Dataset excerpts:
════

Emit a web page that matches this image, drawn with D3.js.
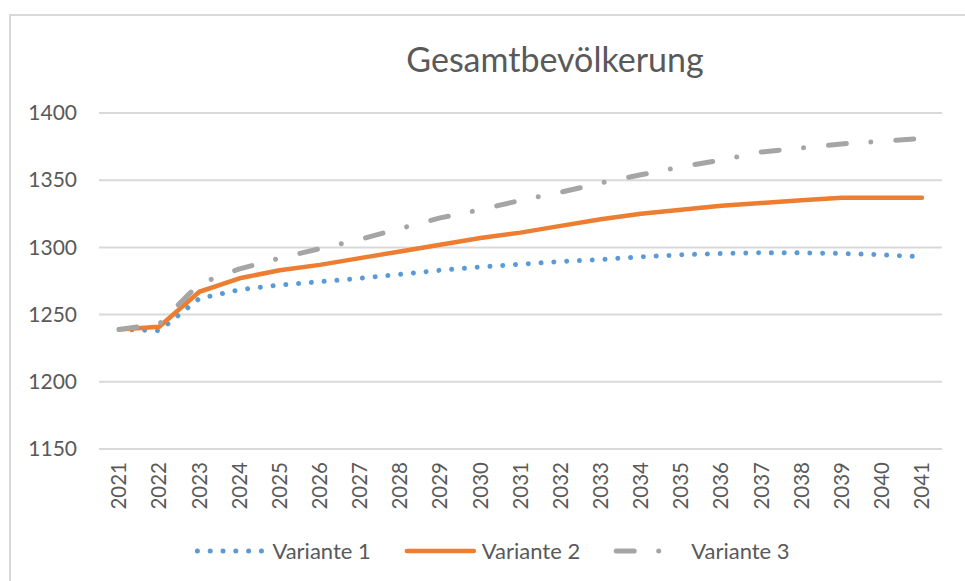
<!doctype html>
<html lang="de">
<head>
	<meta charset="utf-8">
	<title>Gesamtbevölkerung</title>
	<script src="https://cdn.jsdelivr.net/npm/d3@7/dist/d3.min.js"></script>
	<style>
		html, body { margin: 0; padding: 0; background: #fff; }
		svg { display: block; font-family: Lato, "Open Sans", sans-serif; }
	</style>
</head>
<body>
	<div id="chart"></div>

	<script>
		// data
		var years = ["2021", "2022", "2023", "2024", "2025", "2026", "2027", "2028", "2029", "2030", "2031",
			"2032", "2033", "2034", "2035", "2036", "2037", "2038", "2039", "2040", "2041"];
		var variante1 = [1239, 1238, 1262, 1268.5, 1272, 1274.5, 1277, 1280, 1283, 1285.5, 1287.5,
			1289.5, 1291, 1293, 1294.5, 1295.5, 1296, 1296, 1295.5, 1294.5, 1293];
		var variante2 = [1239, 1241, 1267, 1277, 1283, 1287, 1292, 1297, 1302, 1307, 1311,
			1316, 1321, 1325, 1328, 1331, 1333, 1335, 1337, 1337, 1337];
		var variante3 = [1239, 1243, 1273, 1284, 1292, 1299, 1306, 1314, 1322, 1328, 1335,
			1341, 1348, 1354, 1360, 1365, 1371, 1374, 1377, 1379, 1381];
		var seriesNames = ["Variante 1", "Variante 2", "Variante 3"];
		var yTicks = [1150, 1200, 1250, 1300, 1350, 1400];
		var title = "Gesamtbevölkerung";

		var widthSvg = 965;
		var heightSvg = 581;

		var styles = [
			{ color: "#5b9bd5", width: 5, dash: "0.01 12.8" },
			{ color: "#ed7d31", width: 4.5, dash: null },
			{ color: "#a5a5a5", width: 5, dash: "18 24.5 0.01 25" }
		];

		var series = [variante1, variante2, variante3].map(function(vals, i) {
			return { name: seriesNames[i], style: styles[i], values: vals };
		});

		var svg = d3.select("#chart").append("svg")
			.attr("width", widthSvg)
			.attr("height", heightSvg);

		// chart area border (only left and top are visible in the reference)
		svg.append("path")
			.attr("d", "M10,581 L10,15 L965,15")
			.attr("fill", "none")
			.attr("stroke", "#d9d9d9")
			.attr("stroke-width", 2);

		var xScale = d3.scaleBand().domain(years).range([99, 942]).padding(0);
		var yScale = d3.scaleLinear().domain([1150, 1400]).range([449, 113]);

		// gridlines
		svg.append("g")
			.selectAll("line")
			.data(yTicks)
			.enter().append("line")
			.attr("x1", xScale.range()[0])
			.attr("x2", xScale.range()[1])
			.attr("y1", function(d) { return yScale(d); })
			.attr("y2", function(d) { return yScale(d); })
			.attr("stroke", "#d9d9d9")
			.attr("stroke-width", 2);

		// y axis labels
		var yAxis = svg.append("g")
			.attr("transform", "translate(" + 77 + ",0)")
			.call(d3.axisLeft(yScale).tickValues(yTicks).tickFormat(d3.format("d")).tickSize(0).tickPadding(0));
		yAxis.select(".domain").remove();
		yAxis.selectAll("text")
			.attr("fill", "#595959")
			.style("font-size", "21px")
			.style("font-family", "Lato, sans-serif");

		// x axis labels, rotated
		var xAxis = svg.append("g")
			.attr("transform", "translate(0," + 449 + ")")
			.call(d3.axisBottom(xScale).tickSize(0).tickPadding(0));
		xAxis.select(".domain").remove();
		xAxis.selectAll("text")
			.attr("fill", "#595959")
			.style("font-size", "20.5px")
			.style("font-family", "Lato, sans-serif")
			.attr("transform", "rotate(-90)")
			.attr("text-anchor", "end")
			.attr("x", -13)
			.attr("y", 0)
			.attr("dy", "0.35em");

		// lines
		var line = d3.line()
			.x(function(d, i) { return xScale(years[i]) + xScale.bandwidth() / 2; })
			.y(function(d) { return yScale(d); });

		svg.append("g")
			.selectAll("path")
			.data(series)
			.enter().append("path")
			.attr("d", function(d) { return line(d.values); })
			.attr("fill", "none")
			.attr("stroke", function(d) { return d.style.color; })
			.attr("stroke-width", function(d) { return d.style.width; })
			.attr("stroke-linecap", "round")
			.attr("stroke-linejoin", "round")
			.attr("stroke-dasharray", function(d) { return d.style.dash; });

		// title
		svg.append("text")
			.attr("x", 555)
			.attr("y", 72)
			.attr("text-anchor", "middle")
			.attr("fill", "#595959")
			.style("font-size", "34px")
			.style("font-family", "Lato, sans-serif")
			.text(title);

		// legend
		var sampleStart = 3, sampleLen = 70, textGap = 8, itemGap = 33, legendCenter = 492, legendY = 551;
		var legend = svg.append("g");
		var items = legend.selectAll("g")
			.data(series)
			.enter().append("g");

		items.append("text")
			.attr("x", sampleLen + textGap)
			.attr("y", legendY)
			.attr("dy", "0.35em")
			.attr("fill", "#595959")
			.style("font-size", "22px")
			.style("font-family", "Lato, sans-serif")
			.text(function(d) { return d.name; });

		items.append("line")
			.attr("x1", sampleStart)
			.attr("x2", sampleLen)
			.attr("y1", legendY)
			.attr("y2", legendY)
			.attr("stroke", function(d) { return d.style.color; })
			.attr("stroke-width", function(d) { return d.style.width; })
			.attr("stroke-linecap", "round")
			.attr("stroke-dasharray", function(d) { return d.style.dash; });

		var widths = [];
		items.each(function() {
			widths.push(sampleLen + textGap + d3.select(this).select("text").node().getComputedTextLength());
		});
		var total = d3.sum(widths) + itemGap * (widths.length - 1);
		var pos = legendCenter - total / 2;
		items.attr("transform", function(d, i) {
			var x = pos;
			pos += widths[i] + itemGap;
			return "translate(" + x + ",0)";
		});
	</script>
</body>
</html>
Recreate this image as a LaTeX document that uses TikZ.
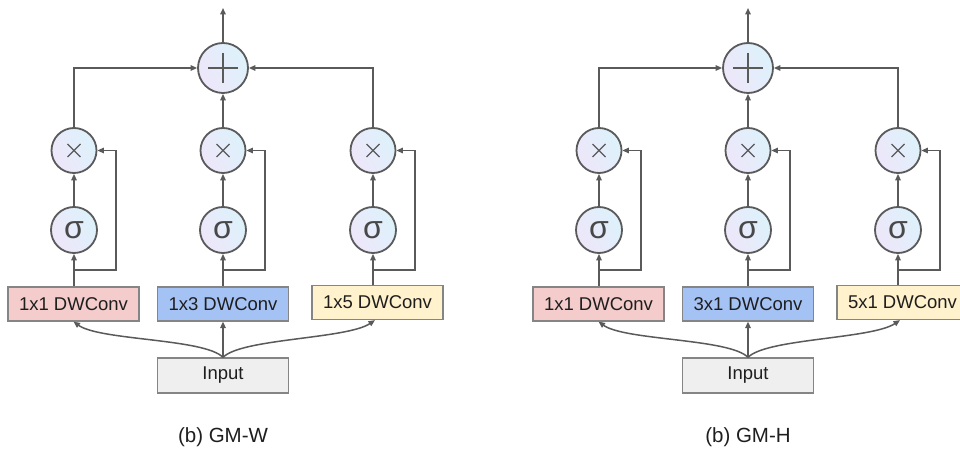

════

Exclude every picture and copy the remaining data exactly.

Emit a web page that matches this image, drawn with D3.js.
<!doctype html>
<html lang="de">
<head>
	<meta charset="utf-8">
	<title>Gesamtbevölkerung</title>
	<script src="https://cdn.jsdelivr.net/npm/d3@7/dist/d3.min.js"></script>
	<style>
		html, body { margin: 0; padding: 0; background: #fff; }
		svg { display: block; font-family: Lato, "Open Sans", sans-serif; }
	</style>
</head>
<body>
	<div id="chart"></div>

	<script>
		// data
		var years = ["2021", "2022", "2023", "2024", "2025", "2026", "2027", "2028", "2029", "2030", "2031",
			"2032", "2033", "2034", "2035", "2036", "2037", "2038", "2039", "2040", "2041"];
		var variante1 = [1239, 1238, 1262, 1268.5, 1272, 1274.5, 1277, 1280, 1283, 1285.5, 1287.5,
			1289.5, 1291, 1293, 1294.5, 1295.5, 1296, 1296, 1295.5, 1294.5, 1293];
		var variante2 = [1239, 1241, 1267, 1277, 1283, 1287, 1292, 1297, 1302, 1307, 1311,
			1316, 1321, 1325, 1328, 1331, 1333, 1335, 1337, 1337, 1337];
		var variante3 = [1239, 1243, 1273, 1284, 1292, 1299, 1306, 1314, 1322, 1328, 1335,
			1341, 1348, 1354, 1360, 1365, 1371, 1374, 1377, 1379, 1381];
		var seriesNames = ["Variante 1", "Variante 2", "Variante 3"];
		var yTicks = [1150, 1200, 1250, 1300, 1350, 1400];
		var title = "Gesamtbevölkerung";

		var widthSvg = 965;
		var heightSvg = 581;

		var styles = [
			{ color: "#5b9bd5", width: 5, dash: "0.01 12.8" },
			{ color: "#ed7d31", width: 4.5, dash: null },
			{ color: "#a5a5a5", width: 5, dash: "18 24.5 0.01 25" }
		];

		var series = [variante1, variante2, variante3].map(function(vals, i) {
			return { name: seriesNames[i], style: styles[i], values: vals };
		});

		var svg = d3.select("#chart").append("svg")
			.attr("width", widthSvg)
			.attr("height", heightSvg);

		// chart area border (only left and top are visible in the reference)
		svg.append("path")
			.attr("d", "M10,581 L10,15 L965,15")
			.attr("fill", "none")
			.attr("stroke", "#d9d9d9")
			.attr("stroke-width", 2);

		var xScale = d3.scaleBand().domain(years).range([99, 942]).padding(0);
		var yScale = d3.scaleLinear().domain([1150, 1400]).range([449, 113]);

		// gridlines
		svg.append("g")
			.selectAll("line")
			.data(yTicks)
			.enter().append("line")
			.attr("x1", xScale.range()[0])
			.attr("x2", xScale.range()[1])
			.attr("y1", function(d) { return yScale(d); })
			.attr("y2", function(d) { return yScale(d); })
			.attr("stroke", "#d9d9d9")
			.attr("stroke-width", 2);

		// y axis labels
		var yAxis = svg.append("g")
			.attr("transform", "translate(" + 77 + ",0)")
			.call(d3.axisLeft(yScale).tickValues(yTicks).tickFormat(d3.format("d")).tickSize(0).tickPadding(0));
		yAxis.select(".domain").remove();
		yAxis.selectAll("text")
			.attr("fill", "#595959")
			.style("font-size", "21px")
			.style("font-family", "Lato, sans-serif");

		// x axis labels, rotated
		var xAxis = svg.append("g")
			.attr("transform", "translate(0," + 449 + ")")
			.call(d3.axisBottom(xScale).tickSize(0).tickPadding(0));
		xAxis.select(".domain").remove();
		xAxis.selectAll("text")
			.attr("fill", "#595959")
			.style("font-size", "20.5px")
			.style("font-family", "Lato, sans-serif")
			.attr("transform", "rotate(-90)")
			.attr("text-anchor", "end")
			.attr("x", -13)
			.attr("y", 0)
			.attr("dy", "0.35em");

		// lines
		var line = d3.line()
			.x(function(d, i) { return xScale(years[i]) + xScale.bandwidth() / 2; })
			.y(function(d) { return yScale(d); });

		svg.append("g")
			.selectAll("path")
			.data(series)
			.enter().append("path")
			.attr("d", function(d) { return line(d.values); })
			.attr("fill", "none")
			.attr("stroke", function(d) { return d.style.color; })
			.attr("stroke-width", function(d) { return d.style.width; })
			.attr("stroke-linecap", "round")
			.attr("stroke-linejoin", "round")
			.attr("stroke-dasharray", function(d) { return d.style.dash; });

		// title
		svg.append("text")
			.attr("x", 555)
			.attr("y", 72)
			.attr("text-anchor", "middle")
			.attr("fill", "#595959")
			.style("font-size", "34px")
			.style("font-family", "Lato, sans-serif")
			.text(title);

		// legend
		var sampleStart = 3, sampleLen = 70, textGap = 8, itemGap = 33, legendCenter = 492, legendY = 551;
		var legend = svg.append("g");
		var items = legend.selectAll("g")
			.data(series)
			.enter().append("g");

		items.append("text")
			.attr("x", sampleLen + textGap)
			.attr("y", legendY)
			.attr("dy", "0.35em")
			.attr("fill", "#595959")
			.style("font-size", "22px")
			.style("font-family", "Lato, sans-serif")
			.text(function(d) { return d.name; });

		items.append("line")
			.attr("x1", sampleStart)
			.attr("x2", sampleLen)
			.attr("y1", legendY)
			.attr("y2", legendY)
			.attr("stroke", function(d) { return d.style.color; })
			.attr("stroke-width", function(d) { return d.style.width; })
			.attr("stroke-linecap", "round")
			.attr("stroke-dasharray", function(d) { return d.style.dash; });

		var widths = [];
		items.each(function() {
			widths.push(sampleLen + textGap + d3.select(this).select("text").node().getComputedTextLength());
		});
		var total = d3.sum(widths) + itemGap * (widths.length - 1);
		var pos = legendCenter - total / 2;
		items.attr("transform", function(d, i) {
			var x = pos;
			pos += widths[i] + itemGap;
			return "translate(" + x + ",0)";
		});
	</script>
</body>
</html>
Recreate this image as a LaTeX document that uses TikZ.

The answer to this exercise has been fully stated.